Women & Strength

Did you know that in a race men are more likely than women to receive a DNF (did not finish)?

Women don’t easily give up, give them a task and they will see it through to the end; that is the true strength of the female.

Perhaps one of the reasons women are often more likely to complete an event than a man is because they generally prepare better, or they are more conservative and realistic which plays out in the planning pre event (I’m just theorising here). One thing that we all know is that when the going gets tough women keep going.

Men are often believed to be the stronger sex, but it depends on what we believe strength is. When the races get longer, the time between male winners and female winners shrinks, Ultramarathons are not uncommonly won by women as women thrive during endurance events.
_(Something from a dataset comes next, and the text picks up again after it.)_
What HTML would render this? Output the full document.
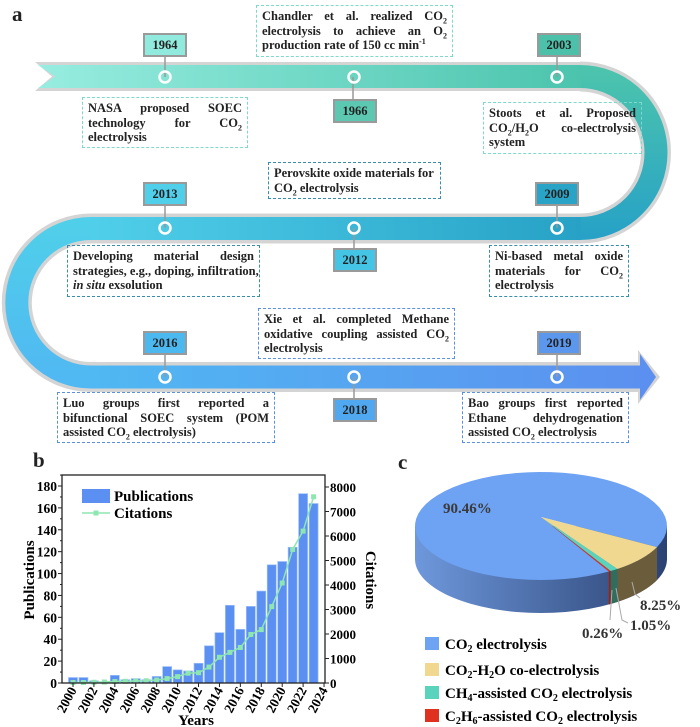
<!DOCTYPE html>
<html><head><meta charset="utf-8"><style>
body{margin:0;background:#fff;}
#wrap{position:relative;width:700px;height:727px;overflow:hidden;font-family:"Liberation Serif",serif;font-weight:bold;color:#222;}
.tb{position:absolute;border:1.5px dashed;box-sizing:border-box;padding:3px 5px;font-size:12.5px;line-height:14.5px;}
.tb div{text-align:justify;text-align-last:justify;white-space:nowrap;}
.tb div.l{text-align-last:left;}
.tb sub,.tb sup{font-size:8px;line-height:0;}
.t1{border-color:#7fd8cb}.t2{border-color:#3a8cab}.t3{border-color:#5b8fe0}
.yb{position:absolute;width:44px;height:24px;box-sizing:border-box;border:2px solid #9a9a9a;font-size:12.5px;text-align:center;line-height:20px;}
.lbl{position:absolute;font-size:21px;font-weight:bold;}
svg text{font-family:"Liberation Serif",serif;font-weight:bold;}
</style></head><body>
<div id="wrap">
<svg id="tl" width="700" height="460" style="position:absolute;left:0;top:0">
<defs>
<linearGradient id="g1" gradientUnits="userSpaceOnUse" x1="38" y1="0" x2="580" y2="0"><stop offset="0" stop-color="#97ede0"/><stop offset="1" stop-color="#4cc4ad"/></linearGradient>
<linearGradient id="g2" gradientUnits="userSpaceOnUse" x1="0" y1="70" x2="0" y2="235"><stop offset="0" stop-color="#4cc4ad"/><stop offset="1" stop-color="#27a2c6"/></linearGradient>
<linearGradient id="g3" gradientUnits="userSpaceOnUse" x1="580" y1="0" x2="91" y2="0"><stop offset="0" stop-color="#27a2c6"/><stop offset="1" stop-color="#50cfea"/></linearGradient>
<linearGradient id="g4" gradientUnits="userSpaceOnUse" x1="0" y1="225" x2="0" y2="380"><stop offset="0" stop-color="#50cfea"/><stop offset="1" stop-color="#50b8f2"/></linearGradient>
<linearGradient id="g5" gradientUnits="userSpaceOnUse" x1="91" y1="0" x2="656" y2="0"><stop offset="0" stop-color="#50b8f2"/><stop offset="1" stop-color="#5c8ff0"/></linearGradient>
</defs>
<g>
<path d="M580,76.5 A76,76 0 0 1 580,228.5" fill="none" stroke="#d4d4d4" stroke-width="30"/>
<path d="M91,228.5 A74.25,74.25 0 0 0 91,377" fill="none" stroke="#d4d4d4" stroke-width="30"/>
<polygon points="35,62 582,62 582,91 35,91 52,76.5" fill="#d4d4d4"/>
<rect x="89" y="213.5" width="493" height="30" fill="#d4d4d4"/>
<polygon points="89,362 638,362 638,350 660,377 638,404 638,392 89,392" fill="#d4d4d4"/>
<path d="M580,76.5 A76,76 0 0 1 580,228.5" fill="none" stroke="url(#g2)" stroke-width="23"/>
<path d="M91,228.5 A74.25,74.25 0 0 0 91,377" fill="none" stroke="url(#g4)" stroke-width="23"/>
<polygon points="38,65 581,65 581,88 38,88 55,76.5" fill="url(#g1)"/>
<rect x="90" y="217" width="491" height="23" fill="url(#g3)"/>
<polygon points="90,365.5 640,365.5 640,354 656,377 640,400 640,388.5 90,388.5" fill="url(#g5)"/>
</g>
<g stroke="#999" stroke-width="1.5">
<line x1="165" y1="57" x2="165" y2="77"/><line x1="353" y1="77" x2="353" y2="99"/><line x1="557" y1="57" x2="557" y2="77"/>
<line x1="165" y1="206" x2="165" y2="228"/><line x1="354" y1="228" x2="354" y2="248"/><line x1="557" y1="206" x2="557" y2="228"/>
<line x1="165" y1="355" x2="165" y2="377"/><line x1="354" y1="377" x2="354" y2="398"/><line x1="557" y1="355" x2="557" y2="377"/>
</g>
<g fill="none" stroke="#fff" stroke-width="2.5">
<circle cx="165" cy="77" r="5.5"/><circle cx="354" cy="77" r="5.5"/><circle cx="557" cy="77" r="5.5"/>
<circle cx="165" cy="228" r="5.5"/><circle cx="354" cy="228" r="5.5"/><circle cx="557" cy="228" r="5.5"/>
<circle cx="165" cy="377" r="5.5"/><circle cx="354" cy="377" r="5.5"/><circle cx="557" cy="377" r="5.5"/>
</g>
</svg>

<div class="lbl" style="left:12px;top:2px">a</div>
<div class="lbl" style="left:33px;top:448px">b</div>
<div class="lbl" style="left:398px;top:450px">c</div>

<div class="yb" style="left:143px;top:33px;background:#90eadd">1964</div>
<div class="yb" style="left:333px;top:99px;background:#5cc8b1">1966</div>
<div class="yb" style="left:537px;top:33px;background:#4cc0a9">2003</div>
<div class="yb" style="left:143px;top:182px;background:#50cfeb">2013</div>
<div class="yb" style="left:535px;top:182px;background:#2aa4c6">2009</div>
<div class="yb" style="left:333px;top:248px;background:#44c5e6">2012</div>
<div class="yb" style="left:143px;top:331px;background:#4bb8f0">2016</div>
<div class="yb" style="left:333px;top:398px;background:#50a9f0">2018</div>
<div class="yb" style="left:537px;top:331px;background:#5c97ee">2019</div>

<div class="tb t1" style="left:256px;top:5px;width:197px;height:52px">
<div>Chandler et al. realized CO<sub>2</sub></div><div>electrolysis to achieve an O<sub>2</sub></div><div class="l">production rate of 150 cc min<sup>-1</sup></div></div>
<div class="tb t1" style="left:82px;top:97px;width:166px;height:51px">
<div>NASA proposed SOEC</div><div>technology for CO<sub>2</sub></div><div class="l">electrolysis</div></div>
<div class="tb t1" style="left:483px;top:102px;width:159px;height:52px">
<div>Stoots et al. Proposed</div><div>CO<sub>2</sub>/H<sub>2</sub>O co-electrolysis</div><div class="l">system</div></div>
<div class="tb t2" style="left:268px;top:162px;width:173px;height:37px">
<div class="l">Perovskite oxide materials for</div><div class="l">CO<sub>2</sub> electrolysis</div></div>
<div class="tb t2" style="left:67px;top:245px;width:193px;height:52px">
<div>Developing material design</div><div>strategies, e.g., doping, infiltration,</div><div class="l"><i>in situ</i> exsolution</div></div>
<div class="tb t2" style="left:489px;top:245px;width:140px;height:52px">
<div>Ni-based metal oxide</div><div>materials for CO<sub>2</sub></div><div class="l">electrolysis</div></div>
<div class="tb t3" style="left:258px;top:308px;width:197px;height:51px">
<div>Xie et al. completed Methane</div><div>oxidative coupling assisted CO<sub>2</sub></div><div class="l">electrolysis</div></div>
<div class="tb t3" style="left:57px;top:392px;width:218px;height:51px">
<div>Luo groups first reported a</div><div>bifunctional SOEC system (POM</div><div class="l">assisted CO<sub>2</sub> electrolysis)</div></div>
<div class="tb t3" style="left:462px;top:392px;width:167px;height:51px">
<div>Bao groups first reported</div><div>Ethane dehydrogenation</div><div class="l">assisted CO<sub>2</sub> electrolysis</div></div>

<svg id="bar" width="390" height="267" style="position:absolute;left:0;top:460px"></svg>
<svg id="pie" width="310" height="267" style="position:absolute;left:390px;top:460px"></svg>
</div>
<script>
const years=[2000,2001,2002,2003,2004,2005,2006,2007,2008,2009,2010,2011,2012,2013,2014,2015,2016,2017,2018,2019,2020,2021,2022,2023];
const publications=[5,5,2,1,7,3,4,3,6,15,12,11,18,34,46,71,49,70,84,108,111,124,173,164];
const citations=[20,20,30,40,60,70,80,90,120,180,260,400,420,650,1050,1250,1450,1980,2180,3120,4080,5450,6200,7600];
const pubTicks=[0,20,40,60,80,100,120,140,160,180];
const citTicks=[0,1000,2000,3000,4000,5000,6000,7000,8000];
const yearTicks=[2000,2002,2004,2006,2008,2010,2012,2014,2016,2018,2020,2022,2024];
const pieLabels=["CO2 electrolysis","CO2-H2O co-electrolysis","CH4-assisted CO2 electrolysis","C2H6-assisted CO2 electrolysis"];
const pieValues=[90.46,8.25,1.05,0.26];

const NS="http://www.w3.org/2000/svg";
function mk(p,t,a){const e=document.createElementNS(NS,t);for(const k in a)e.setAttribute(k,a[k]);p.appendChild(e);return e;}
const bs=document.getElementById('bar');
const L=62,R=325,T=15,B=223;
const xS=y=>73+(y-2000)*10.46;
const yP=v=>B-v*(197/180);
const yC=v=>B-v*(196/8000);
for(let i=0;i<years.length;i++){
  const r=mk(bs,'rect',{x:xS(years[i])-4.5,y:yP(publications[i]),width:9,height:B-yP(publications[i]),fill:'#5b90f2',stroke:'#9cc0f8','stroke-width':0.7});
  
  
}
let d='';
for(let i=0;i<years.length;i++){d+=(i?'L':'M')+xS(years[i])+','+yC(citations[i]);}
const ln=mk(bs,'path',{d:d,fill:'none',stroke:'#8ee6b0','stroke-width':1.5});


for(let i=0;i<years.length;i++){
  const m=mk(bs,'rect',{x:xS(years[i])-2.5,y:yC(citations[i])-2.5,width:5,height:5,fill:'#8ee6b0'});
  
  
}
const fr=mk(bs,'rect',{x:L,y:T,width:R-L,height:B-T,fill:'none',stroke:'#222','stroke-width':1.3});


pubTicks.forEach(v=>{
  mk(bs,'line',{x1:L,x2:L-4,y1:yP(v),y2:yP(v),stroke:'#222'});
  mk(bs,'line',{x1:L,x2:L-2,y1:yP(v+10),y2:yP(v+10),stroke:'#222'});
  const t=mk(bs,'text',{x:L-5,y:yP(v)+5,'text-anchor':'end','font-size':13.5});t.textContent=v;
  
  
});
citTicks.forEach(v=>{
  mk(bs,'line',{x1:R,x2:R+4,y1:yC(v),y2:yC(v),stroke:'#222'});
  const t=mk(bs,'text',{x:R+5,y:yC(v)+5,'font-size':13});t.textContent=v;
  
  
});
yearTicks.forEach(v=>{
  mk(bs,'line',{x1:xS(v),x2:xS(v),y1:B,y2:B+4,stroke:'#222'});
  const t=mk(bs,'text',{x:xS(v)+4,y:B+7,'text-anchor':'end','font-size':13.5,transform:'rotate(-62 '+(xS(v)+4)+' '+(B+7)+')'});t.textContent=v;
  
  
});
let tx=mk(bs,'text',{x:196,y:265,'text-anchor':'middle','font-size':15});tx.textContent='Years';


tx=mk(bs,'text',{x:34,y:120,'text-anchor':'middle','font-size':15,transform:'rotate(-90 34 120)'});tx.textContent='Publications';


tx=mk(bs,'text',{x:366,y:120,'text-anchor':'middle','font-size':15,transform:'rotate(90 366 120)'});tx.textContent='Citations';


let lg=mk(bs,'rect',{x:82,y:29,width:28,height:14,fill:'#5b90f2'});


tx=mk(bs,'text',{x:114,y:41,'font-size':15});tx.textContent='Publications';


mk(bs,'line',{x1:82,x2:110,y1:53,y2:53,stroke:'#8ee6b0','stroke-width':1.5});
mk(bs,'rect',{x:93.5,y:50.5,width:5,height:5,fill:'#8ee6b0'});
tx=mk(bs,'text',{x:114,y:58,'font-size':15});tx.textContent='Citations';



const ps=document.getElementById('pie');
const pcx=151,pcy=66,prx=126,pry=54,dep=33,startAng=23;
const topCols=['#6ea2f2','#f0d890','#5ad3bd','#e03020'];
const sideCols=['#3a5d9c','#6b5d3c','#2f6e5f','#a02010'];
const P=(a,dy)=>[pcx+prx*Math.cos(a*Math.PI/180),pcy+pry*Math.sin(a*Math.PI/180)+(dy||0)];
const defs=mk(ps,'defs',{});
const lgd=mk(defs,'linearGradient',{id:'sg',x1:0,y1:0,x2:1,y2:0});
mk(lgd,'stop',{offset:0,'stop-color':'#6e98dc'});mk(lgd,'stop',{offset:1,'stop-color':'#2b4272'});
const sb=mk(ps,'path',{d:`M${pcx-prx},${pcy} L${pcx-prx},${pcy+dep} A${prx},${pry} 0 0 0 ${pcx+prx},${pcy+dep} L${pcx+prx},${pcy} Z`,fill:'url(#sg)'});


const total=pieValues.reduce((a,b)=>a+b,0);
let ang=startAng;const spans=[];
for(let i=1;i<pieValues.length;i++){const s=pieValues[i]/total*360;spans[i]=[ang,ang+s];ang+=s;}
spans[0]=[ang,startAng+360];
for(let i=1;i<pieValues.length;i++){
  const [a0,a1]=spans[i];let dd='';const n=12;
  for(let k=0;k<=n;k++){const p=P(a0+(a1-a0)*k/n);dd+=(k?'L':'M')+p[0]+','+p[1];}
  for(let k=n;k>=0;k--){const p=P(a0+(a1-a0)*k/n,dep);dd+='L'+p[0]+','+p[1];}
  const s=mk(ps,'path',{d:dd+'Z',fill:sideCols[i]});
  
  
}
for(let i=0;i<pieValues.length;i++){
  const [a0,a1]=spans[i];let dd=`M${pcx},${pcy-9}`;const n=60;
  for(let k=0;k<=n;k++){const p=P(a0+(a1-a0)*k/n);dd+='L'+p[0]+','+p[1];}
  const s=mk(ps,'path',{d:dd+'Z',fill:topCols[i]});
  
  
}
const lblPos=[[53,53],[250,150],[240,170],[192,178]];
pieValues.forEach((v,i)=>{
  const t=mk(ps,'text',{x:lblPos[i][0],y:lblPos[i][1],'font-size':15,fill:i==0?'#3a3a3a':'#333'});t.textContent=v.toFixed(2)+'%';
  
  
});
mk(ps,'polyline',{points:'242,122 245,134 250,138',fill:'none',stroke:'#aaa'});
mk(ps,'polyline',{points:'226,128 232,160 238,163',fill:'none',stroke:'#aaa'});
mk(ps,'polyline',{points:'222,130 220,160',fill:'none',stroke:'#aaa'});
const legY=[185,211,234,257];
const legTxt=['CO<tspan font-size="10" dy="3">2</tspan><tspan dy="-3"> electrolysis</tspan>',
'CO<tspan font-size="10" dy="3">2</tspan><tspan dy="-3">-H</tspan><tspan font-size="10" dy="3">2</tspan><tspan dy="-3">O co-electrolysis</tspan>',
'CH<tspan font-size="10" dy="3">4</tspan><tspan dy="-3">-assisted CO</tspan><tspan font-size="10" dy="3">2</tspan><tspan dy="-3"> electrolysis</tspan>',
'C<tspan font-size="10" dy="3">2</tspan><tspan dy="-3">H</tspan><tspan font-size="10" dy="3">6</tspan><tspan dy="-3">-assisted CO</tspan><tspan font-size="10" dy="3">2</tspan><tspan dy="-3"> electrolysis</tspan>'];
pieLabels.forEach((n,i)=>{
  const r=mk(ps,'rect',{x:35,y:legY[i]-8,width:14,height:13,fill:topCols[i]});
  
  
  const t=mk(ps,'text',{x:55,y:legY[i]+4,'font-size':15});t.innerHTML=legTxt[i];
  
  
});
</script>
</body></html>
So let’s look at some of the science - Men have more fast twitch muscle fibres while women have more slow twitch fibres in their muscle tissue. Fast twitch fibres are great for explosive movements and speed whilst slow twitch are better for endurance. The female body is different to a males. So both sexes are strong, in different ways.

When males and females of the same size are put head to head, there is actually surprisingly little difference in strength. Generally however men are bigger than women and thus have more muscle mass, making them stronger. Due to this stereotype, men are more likely to lift weights. This also can mean that some women feel they may be judged for training hard, lifting weights and building size, reinforcing the stereotype.

We love the breaking of a stereotype - especially when it’s done with science, experience and grace! We look to a few of our clients when we say this - Ella Martyn & Ali Robinson and their amazing careers as Body Sculptors. You can check them out on their instagram pages. They are all strength & beauty!!

Images: Strong Women - Ella Martyn & Ali Robinson WBFF Champions

Women, historically were not ones to lift weights and this sadly could be one avoidable reason that women are more likely to suffer from Osteopenia or Osteoporosis. There’s no need to hit the levels of Ella & Ali, but light weight work will provide the benefits needed to help with this degeneration.

Women’s muscle and bone density sees a dramatic decline as we age, and if we don’t have a good starting point, then we could be in trouble, women lose about 20% of our muscle force post menopause and women at the age of 60 have a similar bone density to men aged 80.

This doesn’t need to be the case, exercise, weights and resistance programmes can help women make sure they have sufficient muscle and bone strength, but we often shy away. Unfortunately 50% of all women say they are stopped from exercising by worrying what other people think.

Women can be just as strong as men, if not stronger, so don’t be afraid of what people think, pick up the weights, go for a long run, hit a Hiit class or do some hill walks and hikes. Come on, let's show the men how it’s done.